- Prospect of deadlocks looms as eight justices resume work
- Will they smooth over difficulties or highlight them?
The Supreme Court has a lot of decisions to make, and not the kind it’s used to.
Two weeks after Justice Antonin Scalia’s unexpected death, the court must decide how to cope with what could be an extended vacancy and how to handle cases that might leave them split 4-4. The justices began offering clues Monday, rejecting about 500 appeals without comment, and they will issue opinions for the first time since Scalia’s death on Tuesday.
As Senate Republicans work to block any nominee from President Barack Obama, Chief Justice John Roberts and his colleagues will be deciding whether to smooth over the difficulties that come with an eight-member court, or shine a spotlight on them.
The biggest questions surround the handful of current cases that offer the prospect of a 4-4 split. Among them are appeals argued in 2015 over union fees and consumer lawsuits, and still-to-come clashes involving undocumented immigrants and Obamacare’s contraceptive rules.
In the event of a tied vote, the lower court ruling is upheld without setting a nationwide precedent or providing reasoning on either side. A string of 4-4 decisions might suggest that the court can’t fully function shorthanded, and provide fodder for Democrats who say Senate Republicans are duty-bound to hold a vote on Obama’s as-yet unnamed nominee.
One possibility for those cases: The court could strike a compromise, issuing a narrow opinion that could command at least five votes.
4-4 Ties ‘Undesirable’
“The prospect of numerous 4-4 ties or dismissals would be undesirable to the court,” said Gregory Garre, an appellate lawyer at Latham & Watkins LLP who served as President George W. Bush’s top Supreme Court lawyer. “My sense is that the court will want to roll up its sleeves and try to find ways to resolve the cases before it, even if ultimately they will be kicking some broader issues down the road.”
Compromise will be easier in some circumstances than others. In the union fees appeal, the court is considering whether to overturn a 1977 precedent and let public-sector workers refuse to pay a share of the cost of collective bargaining. The remaining eight justices all but locked in their views on that issue in a 2014 case, with four on each side.
If those positions hold, the justices will have decide when to announce the deadlock. They could do so as early as Tuesday, when the court is scheduled to issue opinions. In theory, they could issue multiple 4-4 decisions that day, underscoring what’s at stake with the vacancy.
Another option would be to bump some or all of the deadlocked cases over to be argued again in the nine-month term that starts in October, in the hope that a new justice can participate. The catch is that a ninth justice might not be confirmed for more than a year, if named by Obama’s successor, and might not join the court even in time to hear arguments next term.

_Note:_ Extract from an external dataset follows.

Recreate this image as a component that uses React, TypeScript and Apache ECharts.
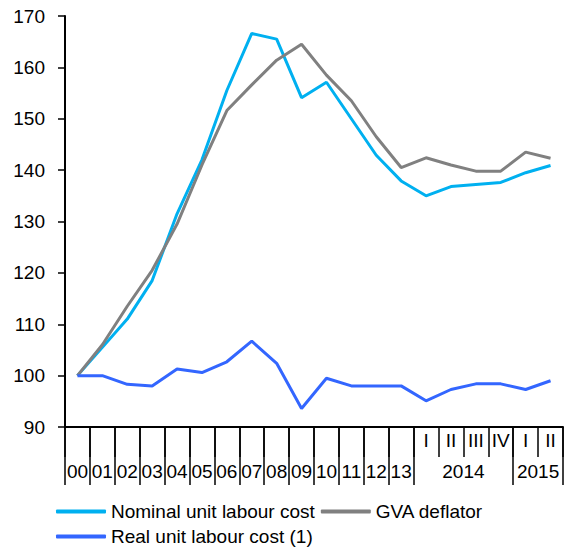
import React, { useEffect, useRef } from "react";
import * as echarts from "echarts";

const years = ["00", "01", "02", "03", "04", "05", "06", "07", "08", "09", "10", "11", "12", "13"];
const quarterYears = ["2014", "2015"];
const quarters2014 = ["I", "II", "III", "IV"];
const quarters2015 = ["I", "II"];

const nominal = [100, 105.5, 111, 118.5, 131.5, 142, 155.5, 166.6, 165.5, 154.1, 157.1, 150, 142.9, 137.9, 135.0, 136.8, 137.2, 137.6, 139.5, 140.9];
const gva = [100, 106, 113.5, 120.5, 129.5, 141, 151.6, 156.6, 161.4, 164.5, 158.5, 153.5, 146.5, 140.5, 142.4, 141.0, 139.8, 139.8, 143.5, 142.3];
const real = [100, 100, 98.3, 98.0, 101.3, 100.6, 102.7, 106.7, 102.4, 93.6, 99.5, 98.0, 98.0, 98.0, 95.1, 97.3, 98.4, 98.4, 97.3, 99.0];

const seriesNames = ["Nominal unit labour cost", "GVA deflator", "Real unit labour cost (1)"];
const colors = ["#00B0F0", "#808080", "#3366FF"];

const FONT = "'Liberation Sans', Arial, sans-serif";

export default function App() {
  const ref = useRef<HTMLDivElement>(null);
  useEffect(() => {
    if (!ref.current) return;
    const chart = echarts.init(ref.current, null, { renderer: "svg" });

    const quarterGroups = [quarters2014, quarters2015];
    const categories: string[] = [...years];
    const quarterLabel: string[] = years.map(() => "");
    quarterGroups.forEach((qs, gi) => {
      qs.forEach((q) => {
        categories.push(quarterYears[gi] + " " + q);
        quarterLabel.push(q);
      });
    });
    const tickVals: number[] = [];
    const labelVals: number[] = [];
    const labelMap: Record<string, string> = {};
    years.forEach((y, i) => {
      tickVals.push(i);
      labelVals.push(i + 0.5);
      labelMap[String(i + 0.5)] = y;
    });
    let pos = years.length;
    quarterGroups.forEach((qs, gi) => {
      tickVals.push(pos);
      const c = pos + qs.length / 2;
      labelVals.push(c);
      labelMap[String(c)] = quarterYears[gi];
      pos += qs.length;
    });
    tickVals.push(pos);

    const textStyle = { fontFamily: FONT, fontSize: 19, color: "#000" };

    chart.setOption({
      animation: false,
      textStyle: { fontFamily: FONT },
      grid: { left: 65, top: 16, right: 11, bottom: 120, containLabel: false },
      legend: [
        {
          data: [seriesNames[0], seriesNames[1]],
          left: 51,
          top: 497,
          itemWidth: 50,
          itemHeight: 4,
          itemGap: 6,
          icon: "roundRect",
          textStyle: { ...textStyle },
        },
        {
          data: [seriesNames[2]],
          left: 51,
          top: 522,
          itemWidth: 50,
          itemHeight: 4,
          icon: "roundRect",
          textStyle: { ...textStyle },
        },
      ],
      xAxis: [
        {
          type: "category",
          data: categories,
          boundaryGap: true,
          position: "bottom",
          axisLine: { show: true, lineStyle: { color: "#000", width: 2 } },
          axisTick: { show: true, interval: 0, length: 30, lineStyle: { color: "#000", width: 1.5 } },
          axisLabel: {
            interval: 0,
            margin: 4,
            ...textStyle,
            formatter: (_v: string, idx: number) => quarterLabel[idx],
          },
          splitLine: { show: false },
        },
        {
          type: "value",
          min: 0,
          max: pos,
          position: "bottom",
          axisLine: { show: false },
          axisTick: { show: true, customValues: tickVals, length: 58, lineStyle: { color: "#000", width: 1.5 } },
          axisLabel: {
            customValues: labelVals,
            margin: 35,
            ...textStyle,
            formatter: (v: number) => labelMap[String(v)] ?? "",
          },
          splitLine: { show: false },
        },
      ],
      yAxis: {
        type: "value",
        min: 90,
        max: 170,
        interval: 10,
        axisLine: { show: true, lineStyle: { color: "#000", width: 2 } },
        axisTick: { show: true, length: 7, lineStyle: { color: "#000", width: 1.5 } },
        axisLabel: { margin: 20, ...textStyle },
        splitLine: { show: false },
      },
      series: [
        { name: seriesNames[0], type: "line", data: nominal, xAxisIndex: 0, symbol: "none", lineStyle: { width: 3, color: colors[0] }, itemStyle: { color: colors[0] } },
        { name: seriesNames[1], type: "line", data: gva, xAxisIndex: 0, symbol: "none", lineStyle: { width: 3, color: colors[1] }, itemStyle: { color: colors[1] } },
        { name: seriesNames[2], type: "line", data: real, xAxisIndex: 0, symbol: "none", lineStyle: { width: 3, color: colors[2] }, itemStyle: { color: colors[2] } },
      ],
    });
    return () => chart.dispose();
  }, []);
  return <div ref={ref} style={{ width: 574, height: 547, position: "absolute", left: 0, top: 0 }} />;
}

Re-argument nonetheless might hold appeal in the Obamacare contraception case. Lower courts disagreed about the rights of religious groups, who say they don’t want to facilitate contraceptive coverage they consider immoral. A 4-4 tie would leave that divide intact, and mean the president’s signature health-care law would apply differently depending on the part of the country. The court will hear arguments March 23.
Similarly, a second argument might avert at least the appearance of a dysfunctional judiciary on the president’s plan to defer deportation for millions of undocumented immigrants. The court is planning to hear arguments in April. A deadlock may effectively kill the plan because it would uphold a 2-1 federal appeals court decision against the program. The complication is that re-argument almost certainly would come too late to revive the plan before Obama leaves office in January.
“Deal With It”
Justices Stephen Breyer and Samuel Alito last week played down the notion that the court won’t be able to do its work. Breyer noted that only a small fraction of the court’s cases are decided by a single vote, while Alito cited instances in previous centuries when the court by law had an even number of justices.

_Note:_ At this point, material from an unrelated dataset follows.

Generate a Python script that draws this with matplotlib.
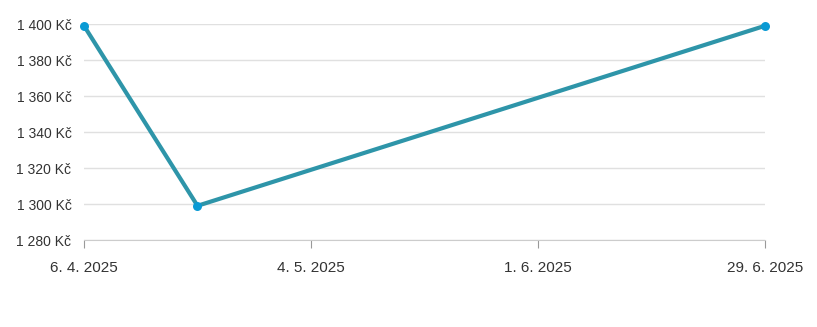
import matplotlib
matplotlib.use("Agg")
import matplotlib.pyplot as plt
import matplotlib.dates as mdates
from matplotlib.ticker import FuncFormatter
import numpy as np

# price history
dates = np.array(["2025-04-06", "2025-04-20", "2025-06-29"], dtype="datetime64[D]")
prices = [1399, 1299, 1399]
tick_dates = np.array(["2025-04-06", "2025-05-04", "2025-06-01", "2025-06-29"], dtype="datetime64[D]")
y_ticks = [1280, 1300, 1320, 1340, 1360, 1380, 1400]

plt.rcParams["font.family"] = ["Liberation Sans", "DejaVu Sans"]

fig = plt.figure(figsize=(8.17, 3.27), dpi=100)
ax = fig.add_axes([84 / 817, 1 - 240 / 327, (765 - 84) / 817, (240 - 24) / 327])

ax.plot(dates.astype("datetime64[ns]"), prices, color="#2e95a9", lw=3, zorder=3,
        solid_capstyle="round", solid_joinstyle="round")
ax.scatter(dates.astype("datetime64[ns]"), prices, s=42, color="#0a9ad4", zorder=4,
           clip_on=False, linewidths=0)

ax.set_xlim(tick_dates[0].astype("datetime64[ns]"), tick_dates[-1].astype("datetime64[ns]"))
ax.set_ylim(1280, 1400)
ax.set_xticks(tick_dates.astype("datetime64[ns]"))
ax.xaxis.set_major_formatter(FuncFormatter(
    lambda v, p: "{d}. {m}. {y}".format(d=mdates.num2date(v).day,
                                        m=mdates.num2date(v).month,
                                        y=mdates.num2date(v).year)))
ax.set_yticks(y_ticks)
ax.yaxis.set_major_formatter(FuncFormatter(
    lambda v, p: "{:,.0f} Kč".format(v).replace(",", " ")))

ax.grid(axis="y", color="#e0e0e0", lw=1)
ax.set_axisbelow(True)
for s in ["top", "right", "left"]:
    ax.spines[s].set_visible(False)
ax.spines["bottom"].set_color("#cccccc")
ax.tick_params(axis="y", length=0, pad=9, labelsize=10, labelcolor="#333333")
ax.tick_params(axis="x", length=6, color="#999999", pad=9, labelsize=11,
               labelcolor="#333333")

fig.savefig("out.png", dpi=100)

“We will deal with it,” Alito told an audience at Georgetown University’s law school.
Some attorneys who practice before the Supreme Court accept Alito’s characterization and say they don’t expect the justices to overthink matters.
“I tend to think that, by and large, life will go on without a conscious effort inside the court to make adjustments,” said Jeffrey Wall, an appellate lawyer at Sullivan & Cromwell LLP and former law clerk to Justice Clarence Thomas.
Still, Wall said the court might make subtle changes to another aspect of its work: the cases it accepts for argument. Under the court’s rules, four members’ votes are needed to agree to hear a case. The eight justices will have to decide whether to simply turn away cases that are likely to deadlock them.
“They’re not going to want to take up issues that are extremely divisive if they don’t have a full complement of the court,” Wall said. The justices granted no new cases in a 32-page list of orders Monday.
How the justices act ultimately may depend in part on how long they perceive the vacancy showdown will last.
“I suspect they will do what they can to minimize 4-4 affirmances and will likely avoid cases that they think would come out 4-4,” said John Elwood, an appellate lawyer at Vinson & Elkins LLP and former law clerk to Justice Anthony Kennedy. “But because they might have a new colleague next term, it may not affect their grant decisions that much. It will be interesting to see.”